Canada overwhelmingly voted to keep Prime Minister Mark Carney in power Monday, siding with the interim leader over his right-wing alternative, conservative lawmaker Pierre Poilievre, who practically modeled himself on Donald Trump.
In the months leading up to the election, Canada’s Liberal Party was believed to be on its deathbed. But that all changed with Trump’s tariff talk, which radically ramped up anti-American sentiment among Canadian voters, with boycotts of American products sweeping the country.
Hours after Carney secured the win, he made it abundantly clear what Canada’s foreign policy will be toward its southern neighbor under his continued leadership.
“As I have been warning for months, America wants our land, our resources, our water, our country. But these are not idle threats. President Trump is trying to break us so that America can own us,” Carney said. “That will never ever happen.”
Carney’s acceptance speech served as yet another eulogy for Canada’s relationship with America, marking the end of a prosperous and friendly relationship between the two countries while announcing the beginning of an era of Canadian independence.
“Our old relationship with the United States, our relationship based on steadily increasing integration, is over. These are tragedies, but it’s also our new reality,” Carney said.
“We are over the shock of the American betrayal, but we should never forget the lessons. We have to look out for ourselves. And above all, we have to take care of each other.”

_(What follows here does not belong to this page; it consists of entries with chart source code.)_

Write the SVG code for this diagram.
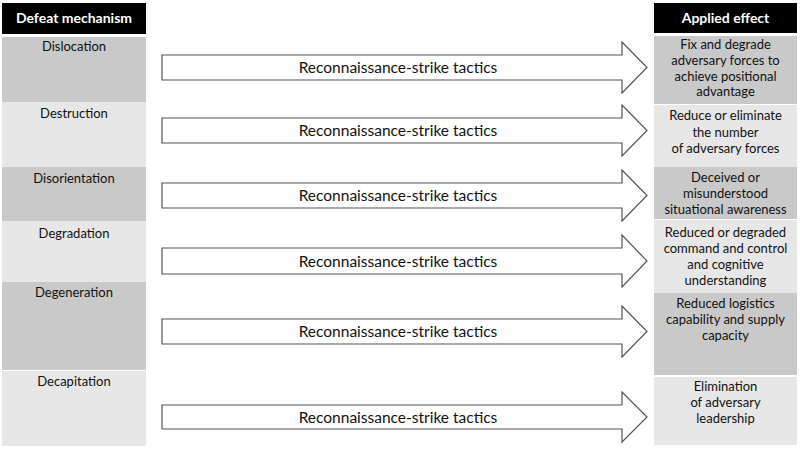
<svg xmlns="http://www.w3.org/2000/svg" width="800" height="450" viewBox="0 0 800 450">
<defs>
<style>
.hdr{fill:#000}
.dk{fill:#c9c9c9}
.lt{fill:#e7e7e7}
.ht{font-family:Lato,"Liberation Sans",sans-serif;font-size:14px;font-weight:bold;fill:#fff;text-anchor:middle}
.lbl{font-family:Lato,"Liberation Sans",sans-serif;font-size:13px;fill:#111;text-anchor:middle}
.arr{fill:#fff;stroke:#555;stroke-width:1.2}
.at{font-family:Lato,"Liberation Sans",sans-serif;font-size:15.5px;fill:#111;text-anchor:middle}
</style>
</defs>
<rect width="800" height="450" fill="#fff"/>
<g id="header-left"><rect class="hdr" x="2" y="3" width="144" height="31"/><text class="ht" x="74" y="23">Defeat mechanism</text></g>
<g id="header-right"><rect class="hdr" x="654" y="3" width="143" height="30"/><text class="ht" x="725.5" y="23">Applied effect</text></g>

<g id="mech-dislocation"><rect class="dk" x="2" y="37" width="144" height="65"/><text class="lbl" x="74" y="51">Dislocation</text></g>
<g id="mech-destruction"><rect class="lt" x="2" y="102" width="144" height="65"/><text class="lbl" x="74" y="118">Destruction</text></g>
<g id="mech-disorientation"><rect class="dk" x="2" y="167" width="144" height="54"/><text class="lbl" x="74" y="183">Disorientation</text></g>
<g id="mech-degradation"><rect class="lt" x="2" y="221" width="144" height="61"/><text class="lbl" x="74" y="238">Degradation</text></g>
<g id="mech-degeneration"><rect class="dk" x="2" y="282" width="144" height="88"/><text class="lbl" x="74" y="297">Degeneration</text></g>
<g id="mech-decapitation"><rect class="lt" x="2" y="371" width="144" height="75"/><text class="lbl" x="74" y="386">Decapitation</text></g>

<g id="effect-dislocation"><rect class="dk" x="654" y="36" width="143" height="68"/><text class="lbl" x="725.5" y="49">Fix and degrade</text><text class="lbl" x="725.5" y="65">adversary forces to</text><text class="lbl" x="725.5" y="81">achieve positional</text><text class="lbl" x="725.5" y="96">advantage</text></g>
<g id="effect-destruction"><rect class="lt" x="654" y="105" width="143" height="62"/><text class="lbl" x="725.5" y="120">Reduce or eliminate</text><text class="lbl" x="725.5" y="137">the number</text><text class="lbl" x="725.5" y="153">of adversary forces</text></g>
<g id="effect-disorientation"><rect class="dk" x="654" y="167" width="143" height="52"/><text class="lbl" x="725.5" y="182">Deceived or</text><text class="lbl" x="725.5" y="198">misunderstood</text><text class="lbl" x="725.5" y="214">situational awareness</text></g>
<g id="effect-degradation"><rect class="lt" x="654" y="220" width="143" height="73"/><text class="lbl" x="725.5" y="237">Reduced or degraded</text><text class="lbl" x="725.5" y="253">command and control</text><text class="lbl" x="725.5" y="269">and cognitive</text><text class="lbl" x="725.5" y="285">understanding</text></g>
<g id="effect-degeneration"><rect class="dk" x="654" y="293" width="143" height="82"/><text class="lbl" x="725.5" y="308">Reduced logistics</text><text class="lbl" x="725.5" y="324">capability and supply</text><text class="lbl" x="725.5" y="340">capacity</text></g>
<g id="effect-decapitation"><rect class="lt" x="654" y="377" width="143" height="68"/><text class="lbl" x="725.5" y="391">Elimination</text><text class="lbl" x="725.5" y="407">of adversary</text><text class="lbl" x="725.5" y="423">leadership</text></g>

<g id="connectors">
<path class="arr" d="M162,55 H622 V42 L647,67.5 L622,93 V80 H162 Z"/>
<text class="at" x="398" y="73">Reconnaissance-strike tactics</text>
<path class="arr" d="M162,118 H622 V105 L647,130.5 L622,156 V143 H162 Z"/>
<text class="at" x="398" y="136">Reconnaissance-strike tactics</text>
<path class="arr" d="M162,183 H622 V170 L647,195.5 L622,221 V208 H162 Z"/>
<text class="at" x="398" y="201">Reconnaissance-strike tactics</text>
<path class="arr" d="M162,248 H622 V235 L647,261 L622,287 V274 H162 Z"/>
<text class="at" x="398" y="267">Reconnaissance-strike tactics</text>
<path class="arr" d="M162,319 H622 V306 L647,331.5 L622,357 V344 H162 Z"/>
<text class="at" x="398" y="337">Reconnaissance-strike tactics</text>
<path class="arr" d="M162,405 H622 V392 L647,417 L622,442 V429 H162 Z"/>
<text class="at" x="398" y="423">Reconnaissance-strike tactics</text>
</g>
</svg>
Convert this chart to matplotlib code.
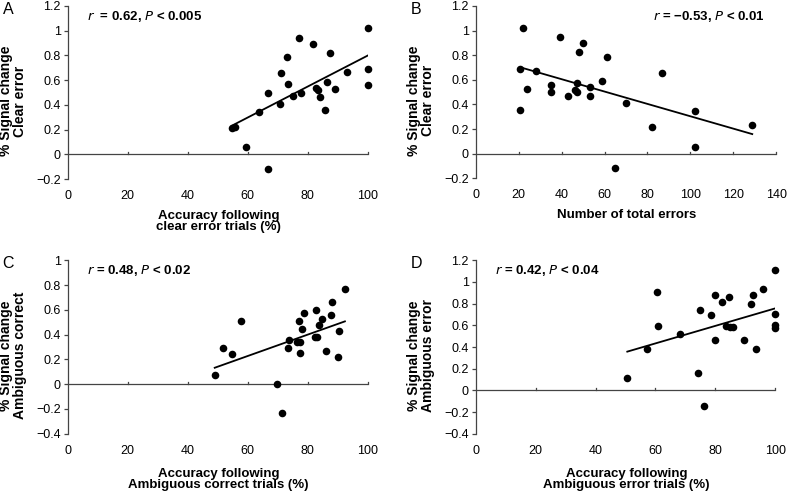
import numpy as np
import matplotlib
matplotlib.use("Agg")
import matplotlib.pyplot as plt

plt.rcParams['font.family'] = ['Liberation Sans', 'DejaVu Sans']

# Shared y values: % signal change, clear error (panels A, B)
clear_error_signal = [0.21, 0.22, 0.06, 0.34, 0.50, -0.12, 0.41, 0.655, 0.785, 0.566,
                      0.47, 0.944, 0.50, 0.895, 0.534, 0.52, 0.467, 0.356, 0.588, 0.823,
                      0.526, 0.669, 1.02, 0.688, 0.558]
# Panel A x: accuracy following clear error trials (%)
acc_clear_error = [54.7, 55.8, 59.3, 63.7, 66.6, 66.6, 70.8, 71.1, 73.0, 73.3,
                   75.1, 77.1, 77.8, 81.7, 82.7, 83.3, 84.1, 85.8, 86.4, 87.4,
                   89.1, 93.1, 100, 100, 100]

# Panel B
total_errors = [21.9, 20.8, 20.8, 23.8, 28.0, 35.1, 35.1, 39.2, 42.8, 46.3,
                47.3, 47.3, 48.1, 49.9, 53.3, 53.3, 58.8, 61.1, 64.9, 69.8,
                82.0, 86.8, 102.3, 102.2, 128.8]
total_errors_signal = [1.02, 0.688, 0.358, 0.528, 0.675, 0.561, 0.504, 0.951, 0.472, 0.518,
                       0.575, 0.504, 0.829, 0.90, 0.539, 0.472, 0.593, 0.789, -0.119, 0.415,
                       0.214, 0.659, 0.344, 0.057, 0.230]

# Panel C
acc_amb_correct = [49.0, 51.7, 54.7, 57.7, 69.8, 71.3, 73.3, 73.9, 76.3, 77.0,
                   77.3, 77.4, 78.0, 78.7, 82.3, 82.8, 83.1, 83.7, 84.7, 86.0,
                   87.7, 88.0, 90.0, 90.3, 92.4]
amb_correct_signal = [0.070, 0.288, 0.240, 0.512, 0.0, -0.229, 0.288, 0.353, 0.342, 0.512,
                      0.253, 0.342, 0.447, 0.577, 0.383, 0.601, 0.383, 0.480, 0.528, 0.270,
                      0.561, 0.666, 0.216, 0.431, 0.768]

# Panel D
acc_amb_error = [50.6, 57.2, 60.5, 61.0, 68.1, 74.2, 75.0, 76.3, 78.5, 79.9,
                 80.0, 82.3, 83.4, 84.5, 85.0, 85.8, 89.5, 91.9, 92.7, 93.5,
                 95.8, 100, 100, 100, 100]
amb_error_signal = [0.117, 0.382, 0.905, 0.597, 0.523, 0.163, 0.745, -0.142, 0.698, 0.88,
                    0.468, 0.815, 0.597, 0.862, 0.585, 0.585, 0.468, 0.80, 0.88, 0.382,
                    0.938, 1.11, 0.705, 0.603, 0.578]

R = r'$\bf{\it{r}}$'
P = r'$\bf{\it{P}}$'

panels = [
    dict(letter='A', x=acc_clear_error, y=clear_error_signal, xlim=(0, 100), xticks=[0, 20, 40, 60, 80, 100],
         ylim=(-0.2, 1.2), yticks=[-0.2, 0, 0.2, 0.4, 0.6, 0.8, 1, 1.2],
         ylabel='% Signal change\nClear error', xlabel='Accuracy following\nclear error trials (%)',
         stat=(R + '  = 0.62, ' + P + ' < 0.005', 'left'), xly=-0.178,
         rect=[67.7, 6, 367.7, 179]),
    dict(letter='B', x=total_errors, y=total_errors_signal, xlim=(0, 140), xticks=[0, 20, 40, 60, 80, 100, 120, 140],
         ylim=(-0.2, 1.2), yticks=[-0.2, 0, 0.2, 0.4, 0.6, 0.8, 1, 1.2],
         ylabel='% Signal change\nClear error', xlabel='Number of total errors',
         stat=(R + ' = \u22120.53, ' + P + ' < 0.01', 'right'), xly=-0.178,
         rect=[475.7, 6, 776.3, 178.3]),
    dict(letter='C', x=acc_amb_correct, y=amb_correct_signal, xlim=(0, 100), xticks=[0, 20, 40, 60, 80, 100],
         ylim=(-0.4, 1.0), yticks=[-0.4, -0.2, 0, 0.2, 0.4, 0.6, 0.8, 1],
         ylabel='% Signal change\nAmbiguous correct', xlabel='Accuracy following\nAmbiguous correct trials (%)',
         stat=(R + ' = 0.48, ' + P + ' < 0.02', 'left'), xly=-0.196,
         rect=[67.7, 260.3, 367.7, 433.7]),
    dict(letter='D', x=acc_amb_error, y=amb_error_signal, xlim=(0, 100), xticks=[0, 20, 40, 60, 80, 100],
         ylim=(-0.4, 1.2), yticks=[-0.4, -0.2, 0, 0.2, 0.4, 0.6, 0.8, 1, 1.2],
         ylabel='% Signal change\nAmbiguous error', xlabel='Accuracy following\nAmbiguous error trials (%)',
         stat=(R + ' = 0.42, ' + P + ' < 0.04', 'left'), xly=-0.196,
         rect=[475.7, 260.3, 775.3, 433.7]),
]

W, H = 787, 493
fig = plt.figure(figsize=(W / 100, H / 100), dpi=100)
axis_col = '#444444'


def fmt(v):
    if abs(v) < 1e-9:
        return '0'
    return ('%g' % v).replace('-', '\u2212')


for p in panels:
    x0, y0, x1, y1 = p['rect']
    ax = fig.add_axes([x0 / W, 1 - y1 / H, (x1 - x0) / W, (y1 - y0) / H])
    ax.set_xlim(*p['xlim'])
    ax.set_ylim(*p['ylim'])
    for s in ['top', 'right', 'bottom']:
        ax.spines[s].set_visible(False)
    ax.spines['left'].set_color(axis_col)
    ax.spines['left'].set_linewidth(0.9)
    ax.set_yticks(p['yticks'])
    ax.set_yticklabels([fmt(v) for v in p['yticks']])
    ax.set_xticks(p['xticks'])
    ax.set_xticklabels([fmt(v) for v in p['xticks']])
    ax.tick_params(axis='y', direction='out', length=3, width=0.9, color=axis_col, labelsize=9, pad=2)
    ax.tick_params(axis='x', length=0, labelsize=9, pad=8)
    ax.patch.set_alpha(0)

    # x axis line at y = 0 with small upward ticks
    ax.axhline(0, color=axis_col, lw=0.9, zorder=1)
    yr = p['ylim'][1] - p['ylim'][0]
    for xt in p['xticks'][1:]:
        ax.plot([xt, xt], [0, 0.012 * yr], color=axis_col, lw=0.9, zorder=1, clip_on=False)

    xs = np.array(p['x'])
    ys = np.array(p['y'])
    ax.scatter(xs, ys, s=30, color='black', zorder=3, clip_on=False, linewidths=0)
    m, b = np.polyfit(xs, ys, 1)
    xx = np.array([xs.min(), xs.max()])
    ax.plot(xx, m * xx + b, color='black', lw=1.3, zorder=2)

    ax.set_ylabel(p['ylabel'], fontsize=10, fontweight='bold', linespacing=0.95)
    ax.yaxis.set_label_coords(-0.137, 0.45)
    ax.set_xlabel(p['xlabel'], fontsize=9.5, fontweight='bold', linespacing=0.95)
    ax.xaxis.set_label_coords(0.503, p['xly'])

    txt, ha = p['stat']
    if ha == 'left':
        ax.text(0.063, 0.94, txt, transform=ax.transAxes, fontsize=9.5, fontweight='bold', ha='left', va='center')
    else:
        ax.text(0.962, 0.94, txt, transform=ax.transAxes, fontsize=9.5, fontweight='bold', ha='right', va='center')

    fig.text((x0 - 65) / W, 1 - (y0 + 3) / H, p['letter'], fontsize=11.5, ha='left', va='center')

fig.savefig('out.png', dpi=100)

Carney: Our old relationship with the United States, our relationship based on steadily increasing integration is over. These are tragedies but it's also our new reality. We are over the shock of the American betrayal, but we should never forget the lessons. We have to look out… pic.twitter.com/8spQ7SuX0R
— Acyn (@Acyn) April 29, 2025
Trump has actively aggressed U.S. relations with Canada since his first term. Recent rhetoric about annexing Canada to become America’s “fifty-first state” has not played well with the Canadian people or its leaders, causing some residents of the country to candidly dub Trump an “asshole.”
On an economic level, Trump has repeatedly claimed that Canada’s trade deficits with the United States are “subsidies,” rather than indicators that America’s neighbors were purchasing more of its goods than they were selling in return. In 2023, that differential—or deficit—was nearly $41 billion with Canada, according to the U.S. Census Bureau.
The president has also vastly overinflated the reality of the deficits, wrongly asserting that the U.S. is “subsidizing” its neighbors to the tune of hundreds of billions of dollars each. The obvious solution to that problem, per Trump, is to take Canada and its independence, folding it into his increasingly centralized government.